Palmer, John. “PSI in the Context of Ultimate Reality: A Critical Appreciation of Papers by Griffin and Murphy.” Journal of the American Society for Psychical Research 87, no.4 (October 1993): 309-27.

Abstract

This response, while generally applauding Griffin’s paper, criticizes certain points with a constructive intent. The author agrees that action at a distance distinguishes psi from the “modem worldview,” provided it is clearly restricted to mental action at a distance. He also agrees that psi does not contradict conventional scientific laws, but he finds the attempt to rescue Broad’s Basic Limiting Principles by restricting them to strong and regular effects to be ill-advised. No ontology, including panexperientialism, should claim to provide explanations of nature in the sense demanded by theories; their value, instead, is heuristic. The author argues that panexperientialism is really a form of idealistic monism. He notes similarities between the former and Sperry’s emergent causation model, which he suggests leaves an opening for psi by allowing novel organizations of physical processes.

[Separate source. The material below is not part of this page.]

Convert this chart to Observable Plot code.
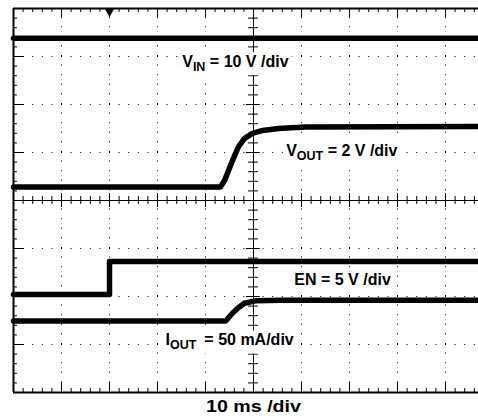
<!DOCTYPE html>
<html>
<head>
<meta charset="utf-8">
<script src="https://cdn.jsdelivr.net/npm/d3@7"></script>
<script src="https://cdn.jsdelivr.net/npm/@observablehq/plot@0.6"></script>
<style>
  html, body { margin: 0; padding: 0; background: #fff; overflow: hidden; }
  svg { overflow: hidden; }
</style>
</head>
<body>
<script>
// Time axis in ms (10 ms/div, trigger at t = 0); vertical in screen divisions from centre.
const vinT  = [-20, 80];
const vinD  = [3.38, 3.38];

const voutT = [-20, 23.1, 24.0, 24.8, 25.8, 26.9, 28.1, 29.8, 31.9, 35.2, 40.8, 80];
const voutD = [0.28, 0.28, 0.42, 0.625, 0.875, 1.125, 1.29, 1.40, 1.46, 1.50, 1.53, 1.54];

const enT   = [-20, 0, 0, 80];
const enD   = [-1.96, -1.96, -1.27, -1.27];

const ioutT = [-20, 24.2, 25.6, 26.9, 28.1, 30.4, 35.6, 80];
const ioutD = [-2.51, -2.51, -2.35, -2.23, -2.14, -2.09, -2.08, -2.08];

const labelPre  = ["V", "V", "EN = 5 V /div", "I"];
const labelSub  = ["IN", "OUT", "", "OUT"];
const labelPost = [" = 10 V /div", " = 2 V /div", "", "= 50 mA/div"];
const labelT    = [15.15, 36.8, 38.5, 11.67];
const labelD    = [2.777, 0.923, -1.765, -3.02];

const xLabel = ["10 ms /div"];
const xLabelT = [30];
const xLabelD = [-4.4];

const trigT = [0];

// structural grid helpers
const divX = d3.range(-20, 81, 10);
const divY = d3.range(-4, 4.01, 1);
const minorX = d3.range(-20, 80.01, 2);
const minorY = d3.range(-4, 4.01, 0.2).map(v => +v.toFixed(2));
const pxX = 10 / 48, pxY = 1 / 48;
const isDiv = v => Math.abs(v - Math.round(v)) < 1e-6;

const trace = (T, D) => T.map((t, i) => ({t, d: D[i]}));
const labels = labelPre.map((p, i) => ({p, t: labelT[i], d: labelD[i]}));
const xLabels = xLabel.map((p, i) => ({p, t: xLabelT[i], d: xLabelD[i]}));

const chart = Plot.plot({
  width: 478, height: 418,
  marginTop: 0, marginBottom: 0, marginLeft: 0, marginRight: 0,
  style: {background: "#fff", fontFamily: "Arial, 'Liberation Sans', sans-serif"},
  x: {domain: [-20, 80], range: [13, 493], axis: null},
  y: {domain: [-4, 4], range: [392, 8], axis: null},
  marks: [
    // dotted grid
    Plot.ruleX(divX.filter(v => v !== 30 && v !== -20), {x: d => d, y1: -4, y2: 4, stroke: "#000", strokeWidth: 1, strokeDasharray: "1,8.6"}),
    Plot.ruleY(divY.filter(v => v !== 0 && Math.abs(v) !== 4), {y: d => d, x1: -20, x2: 80, stroke: "#000", strokeWidth: 1, strokeDasharray: "1,8.6"}),
    // centre axes
    Plot.ruleY([0], {y: d => d, x1: -20, x2: 80, stroke: "#000", strokeWidth: 1}),
    Plot.ruleX([30], {x: d => d, y1: -4, y2: 4, stroke: "#000", strokeWidth: 1}),
    Plot.ruleX(minorX, {x: d => d, y1: d => (d % 10 === 0 ? -7 : -4) * pxY, y2: d => (d % 10 === 0 ? 7 : 4) * pxY, stroke: "#000"}),
    Plot.ruleY(minorY, {y: d => d, x1: d => 30 - (isDiv(d) ? 7 : 5) * pxX, x2: d => 30 + (isDiv(d) ? 7 : 5) * pxX, stroke: "#000"}),
    // edge ticks
    Plot.ruleX(minorX, {x: d => d, y1: 4, y2: d => 4 - (d % 10 === 0 ? 10 : 4) * pxY, stroke: "#000"}),
    Plot.ruleX(minorX, {x: d => d, y1: -4, y2: d => -4 + (d % 10 === 0 ? 10 : 4) * pxY, stroke: "#000"}),
    Plot.ruleY(minorY, {y: d => d, x1: -20, x2: d => -20 + (isDiv(d) ? 11 : 4) * pxX, stroke: "#000"}),
    // frame
    Plot.ruleY([-4, 4], {y: d => d, x1: -20, x2: 80, stroke: "#000", strokeWidth: 2}),
    Plot.ruleX([-20], {x: d => d, y1: -4, y2: 4, stroke: "#000", strokeWidth: 2}),
    // traces
    Plot.line(trace(vinT, vinD), {x: "t", y: "d", stroke: "#000", strokeWidth: 5.5}),
    Plot.line(trace(voutT, voutD), {x: "t", y: "d", stroke: "#000", strokeWidth: 5.5}),
    Plot.line(trace(enT, enD), {x: "t", y: "d", stroke: "#000", strokeWidth: 5.5}),
    Plot.line(trace(ioutT, ioutD), {x: "t", y: "d", stroke: "#000", strokeWidth: 5.5}),
    // trigger marker
    Plot.dot(trigT, {x: d => d, y: 4 - 3.2 * pxY, symbol: "triangle", r: 3.4, rotate: 180, fill: "#000", stroke: "none"}),
    // labels
    Plot.text(labels, {x: "t", y: "d", text: "p", textAnchor: "start", lineAnchor: "bottom", fontSize: 16, fontWeight: "bold", fill: "#000"}),
    Plot.text(xLabels, {x: "t", y: "d", text: "p", textAnchor: "middle", lineAnchor: "bottom", fontSize: 16, fontWeight: "bold", fill: "#000"})
  ]
});
document.body.appendChild(chart);

// subscripts on the trace labels, and a white box behind each one (the scope clears the graticule there)
const ns = "http://www.w3.org/2000/svg";
const textGroups = chart.querySelectorAll('g[aria-label="text"]');
if (textGroups.length >= 1) {
  const g0 = textGroups[0];
  g0.querySelectorAll("text").forEach((el, i) => {
    if (labelSub[i]) {
      el.textContent = "";
      const a = document.createElementNS(ns, "tspan"); a.textContent = labelPre[i];
      const b = document.createElementNS(ns, "tspan"); b.textContent = labelSub[i];
      b.setAttribute("dy", "4"); b.setAttribute("font-size", "12.5");
      const c = document.createElementNS(ns, "tspan"); c.textContent = labelPost[i];
      c.setAttribute("dy", "-4");
      if (i === 3) c.setAttribute("dx", "8");
      el.append(a, b, c);
    }
    try {
      const bb = el.getBBox();
      const ctm = el.getCTM();
      const r = document.createElementNS(ns, "rect");
      const ox = ctm ? ctm.e : 0, oy = ctm ? ctm.f : 0;
      r.setAttribute("x", bb.x + ox - 3);
      r.setAttribute("y", bb.y + oy - 1);
      r.setAttribute("width", bb.width + 6);
      r.setAttribute("height", bb.height + 2);
      r.setAttribute("fill", "#fff");
      chart.insertBefore(r, g0);
    } catch (e) {}
  });
}
if (textGroups.length >= 2) {
  const tl = textGroups[1].querySelector("text");
  if (tl) { tl.setAttribute("textLength", "95"); tl.setAttribute("lengthAdjust", "spacingAndGlyphs"); }
}
</script>
</body>
</html>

He finds Whitehead’s definition of consciousness too restrictive. The author questions whether Whitehead would really predict that PK functions by “persuading” physical objects to move. May’s Intuitive Data Sorting model suggests that true precognition is an empirical fact, contrary to Whitehead. Postulating survival of the psyche places Griffin in the position of accepting either literal ghosts or Cartesian minds.